The Chinese, while protected by greater distances in most cases, face internal problems that one suspects the Party is not going to be able to solve without a massive change in governance and economics. The previous heads (between Deng and the current Premier, Xi) tried allowing a freer market while restricting freedom of expression, perestroika without glasnost. It had mixed results at best, leading to the Great Firewall of China and the crackdowns on the princelings and military (and on other beliefs, including Christianity) that are currently ongoing. In some ways I suspect China has the worst of both worlds: corruption (like Russia and much of the 3rd World) along with a command economy that is charging full-steam ahead into a mountain. One of the best ways, traditionally, to distract from internal problems and to unify a nation (and justify eliminating the “other”) is an outside threat. China has that in the form of Japan, Taiwan, and the US and our allies. And they have a tradition of empire and a sense of historical justice being on their side that many on the western Left agree with. After all, the Chinese are/were victims of Western discrimination and theft and imperialism and they are just trying to regain what was rightfully theirs.
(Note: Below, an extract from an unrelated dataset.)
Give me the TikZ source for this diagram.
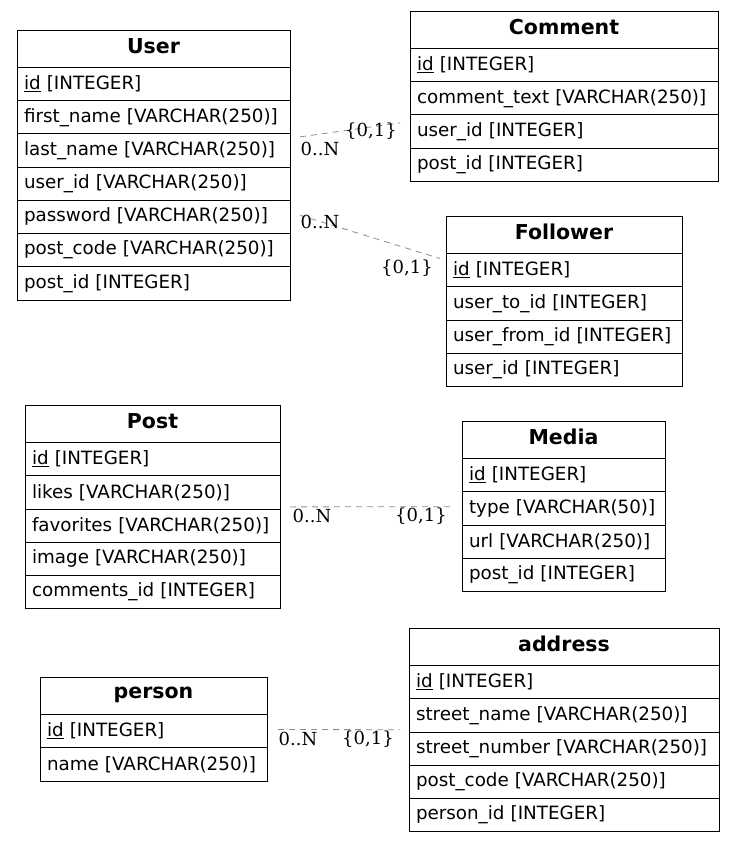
\documentclass[tikz,border=0pt]{standalone}
\usepackage{fontspec}
\setmainfont{DejaVu Sans}
\newfontfamily\cardfont{DejaVu Serif}
\usepackage{tikz}
\usetikzlibrary{positioning}
\definecolor{relcolor}{RGB}{140, 140, 140}

\begin{document}
\begin{tikzpicture}[
    x=1pt, y=-1pt,
    node distance=0pt,
    head/.style={draw, line width=0.8pt, outer sep=0pt, inner xsep=7pt, inner ysep=0pt, text width=#1, align=center, minimum height=37.5pt, text depth=6pt, font=\fontsize{20.5}{24}\selectfont\bfseries},
    field/.style={draw, line width=0.8pt, outer sep=0pt, inner xsep=7pt, inner ysep=0pt, text width=#1, align=left, minimum height=33.2pt, font=\fontsize{18.3}{22}\selectfont},
    rel/.style={relcolor, line width=0.8pt, dash pattern=on 6pt off 5pt},
    card/.style={inner sep=1pt, font=\cardfont\fontsize{18}{22}\selectfont},
]
    \useasboundingbox (0,0) rectangle (735,842);

    % User
    \node[head=259pt, anchor=north west] (user) at (17,30) {User};
    \node[field=259pt, below=of user] (user1) {\underline{id} [INTEGER]};
    \node[field=259pt, below=of user1] (user2) {first\_name [VARCHAR(250)]};
    \node[field=259pt, below=of user2] (user3) {last\_name [VARCHAR(250)]};
    \node[field=259pt, below=of user3] (user4) {user\_id [VARCHAR(250)]};
    \node[field=259pt, below=of user4] (user5) {password [VARCHAR(250)]};
    \node[field=259pt, below=of user5] (user6) {post\_code [VARCHAR(250)]};
    \node[field=259pt, below=of user6] (user7) {post\_id [INTEGER]};

    % Comment
    \node[head=294pt, anchor=north west] (comment) at (410,11) {Comment};
    \node[field=294pt, below=of comment] (comment1) {\underline{id} [INTEGER]};
    \node[field=294pt, below=of comment1] (comment2) {comment\_text [VARCHAR(250)]};
    \node[field=294pt, below=of comment2] (comment3) {user\_id [INTEGER]};
    \node[field=294pt, below=of comment3] (comment4) {post\_id [INTEGER]};

    % Follower
    \node[head=222pt, anchor=north west] (follower) at (446,216) {Follower};
    \node[field=222pt, below=of follower] (follower1) {\underline{id} [INTEGER]};
    \node[field=222pt, below=of follower1] (follower2) {user\_to\_id [INTEGER]};
    \node[field=222pt, below=of follower2] (follower3) {user\_from\_id [INTEGER]};
    \node[field=222pt, below=of follower3] (follower4) {user\_id [INTEGER]};

    % Post
    \node[head=241pt, anchor=north west] (post) at (25,405) {Post};
    \node[field=241pt, below=of post] (post1) {\underline{id} [INTEGER]};
    \node[field=241pt, below=of post1] (post2) {likes [VARCHAR(250)]};
    \node[field=241pt, below=of post2] (post3) {favorites [VARCHAR(250)]};
    \node[field=241pt, below=of post3] (post4) {image [VARCHAR(250)]};
    \node[field=241pt, below=of post4] (post5) {comments\_id [INTEGER]};

    % Media
    \node[head=189pt, anchor=north west] (media) at (462,421) {Media};
    \node[field=189pt, below=of media] (media1) {\underline{id} [INTEGER]};
    \node[field=189pt, below=of media1] (media2) {type [VARCHAR(50)]};
    \node[field=189pt, below=of media2] (media3) {url [VARCHAR(250)]};
    \node[field=189pt, below=of media3] (media4) {post\_id [INTEGER]};

    % address
    \node[head=296pt, anchor=north west] (address) at (409,628) {address};
    \node[field=296pt, below=of address] (address1) {\underline{id} [INTEGER]};
    \node[field=296pt, below=of address1] (address2) {street\_name [VARCHAR(250)]};
    \node[field=296pt, below=of address2] (address3) {street\_number [VARCHAR(250)]};
    \node[field=296pt, below=of address3] (address4) {post\_code [VARCHAR(250)]};
    \node[field=296pt, below=of address4] (address5) {person\_id [INTEGER]};

    % person
    \node[head=213pt, anchor=north west] (person) at (40,677) {person};
    \node[field=213pt, below=of person] (person1) {\underline{id} [INTEGER]};
    \node[field=213pt, below=of person1] (person2) {name [VARCHAR(250)]};

    % Relations
    \draw[rel] ([shift={(10,3)}]user3.north east) -- ([shift={(-10,8)}]comment3.north west);
    \draw[rel] ([shift={(10,15)}]user5.north east) -- ([shift={(-6,5)}]follower1.north west);
    \draw[rel] ([shift={(10,-2)}]post3.north east) -- ([shift={(-10,15)}]media2.north west);
    \draw[rel] ([shift={(11,15)}]person1.north east) -- ([shift={(-9,31)}]address2.north west);

    % Cardinalities
    \node[card] (c1t) at (320,149) {0..N};
    \node[card] (c1h) at (371,131) {\{0,1\}};
    \node[card] (c2t) at (320,222) {0..N};
    \node[card] (c2h) at (407,268) {\{0,1\}};
    \node[card] (c3t) at (312,516) {0..N};
    \node[card] (c3h) at (421,516) {\{0,1\}};
    \node[card] (c4t) at (298,739) {0..N};
    \node[card] (c4h) at (368,739) {\{0,1\}};

\end{tikzpicture}
\end{document}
Now, I’m not a Sinologist or Russia specialist by any means. I’m just a history-minded individual who believes in taking people at their word, and in watching what they do after they say things. If the rumors are true that Tzar Putin is getting ready to star in the biggest state funeral since Stalin kicked the bucket, it’s going to be a very interesting few months in Europe. If the Chinese Communist Party cannot find a way to diffuse the internal tensions starting to boil within their borders, the Pacific is not going to be pacific for much longer. Because when empires fall, the crash leaves a h-ll of mess. And very long memories.